Alguém quer saber que a natureza não produza semelhantes sonoridades? Ou que os sons (frequências) “médios” aparentem provir de uma lata de coca-cola? O que interessa é a estridência dos cinco canais de som, apoiados pela estrela da companhia, o celebre “subwoofer” com a potência de uma máquina de lavar. Por fim, nada nem ninguém escapa a essas baixas frequências em alta intensidade. Não há mais subtileza, tonalidade, cor ou textura sonora. E está tudo a ficar surdo.
Aos cinco anos, os meus avós ofereceram-me um "transístor". Desde então sempre tive música perto de mim. Aos oito, fui com os meus tios ao S. Carlos e fiquei arrebatado pelo vigor de uma orquestra sinfónica. Pelos dez anos, aprendi o que era uma alta-fidelidade (atente-se no termo) quando a minha tia Isabel trocou de gira-discos e me proibiu de mexer no novo, mesmo que fosse com os olhos. E a delícia que era para os meus ouvidos o efeito (inconsciente) da estereofonia, e da amplitude da modelação das frequências sonoras? Até ter o meu primeiro emprego, nunca consegui ter um som de jeito, mas tentava, lá isso tentava. Construí colunas na aula de Trabalhos Manuais com altifalantes comprados na Feira da Ladra, fiz ligações perigosas entre vários aparelhos. No final salvava-me com a telefonia em FM que me oferecia já uma boa sonoridade.

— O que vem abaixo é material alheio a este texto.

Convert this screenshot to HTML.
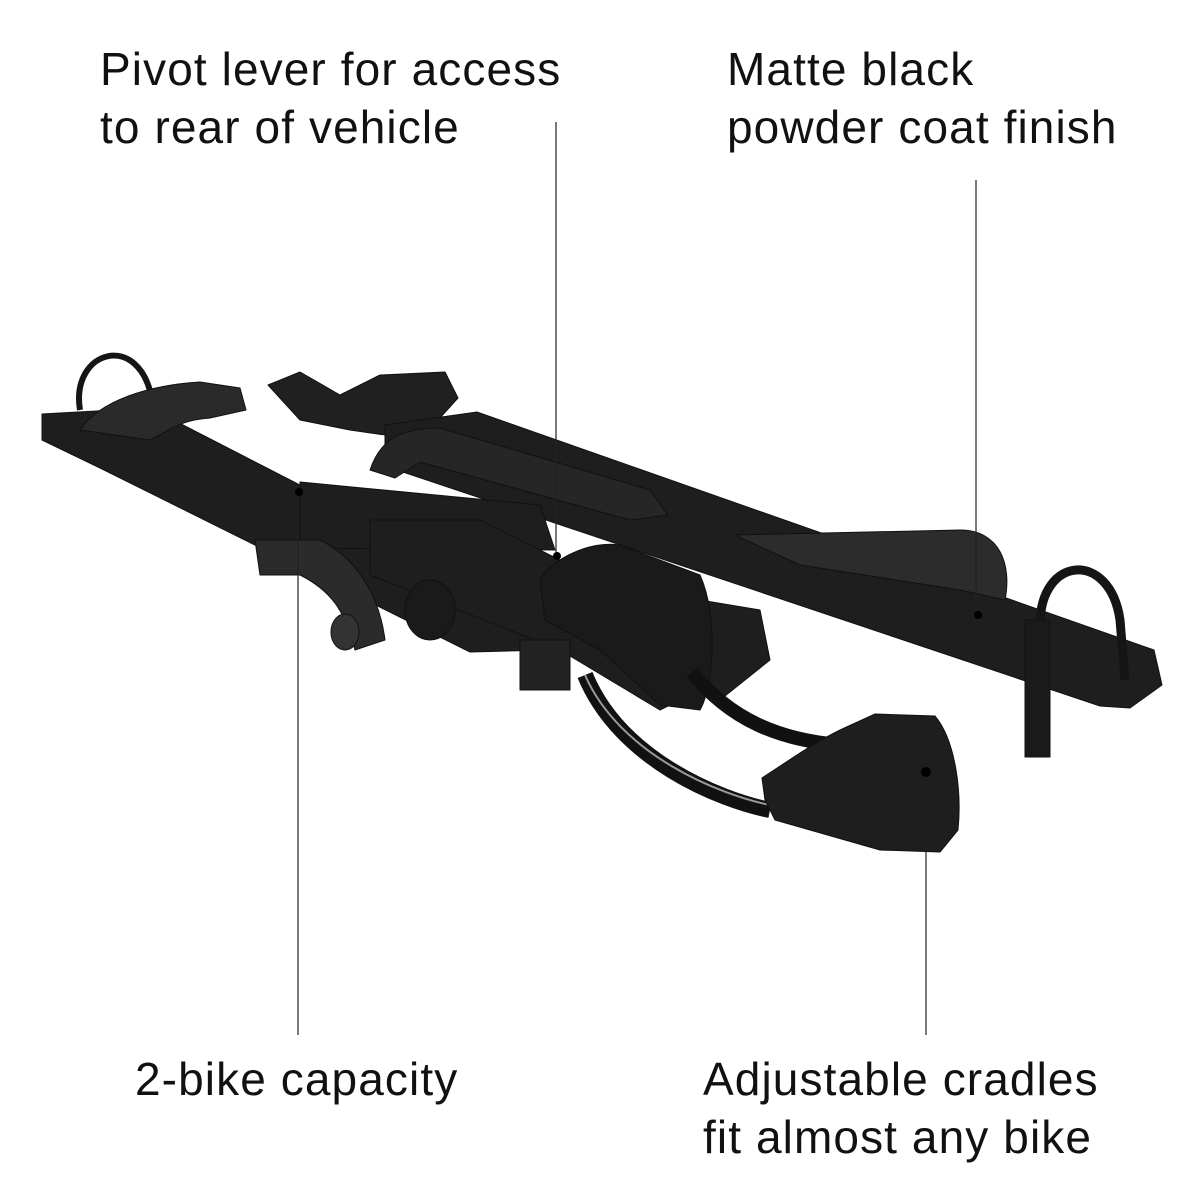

Já adulto, depois de casado, fui “compondo” um sistema de som de que hoje me orgulho e me satisfaz. Bem tratada pelos diversos componentes, a minha música sai em plena e robusta liberdade de duas pesadas colunas Tannoy. À antiga, a estereofonia basta-me: quando bem instalada projecta um espectro de palco, com o relevo e dinamismo necessários. É aquilo que presenciamos num concerto, acústico ou amplificado seja no CCB ou no S. Luís. De resto, é fechar os olhos e deixar-me embalar pela infinita paleta de texturas, de cores e tons, todas as nuances sonoras que a arquitectura da minha sala permite. E, sossegado, ouvir uma obra-prima. Assim tenha eu tempo e disponibilidade interior para a arte e para a beleza. Para adivinhar o absoluto e assim ligar-me ao que é maior, divino e grande no homem.

Dia de S. Martinho

Hoje à tarde, debaixo de um sol radiante, fomos a Almada, cidade onde possuo velhos amigos e que visito com gosto.
Em passeio a pé, ali entre o Castelo e o Seminário, por um antigo e modesto “bairro” de traçado “ergonómico”, comentava com a minha mulher a simpatia e beleza do local. Foi por aí que para “fazer tempo” decidimos entrar num pequeno café e bebermos uma bica. Calorosamente acolhidos pelo casal proprietário, de seguida fomos presenteados com um cálice de jeropiga e um pratinho de castanhas acabadas de assar, mesmo a estalar. Assim como se fôssemos parentes em visita, e sem direito a recusa. Dia de S. Martinho, lembram-se?
Gestos que marcam e que reflectem o lado luminoso das nossas gentes e tradições.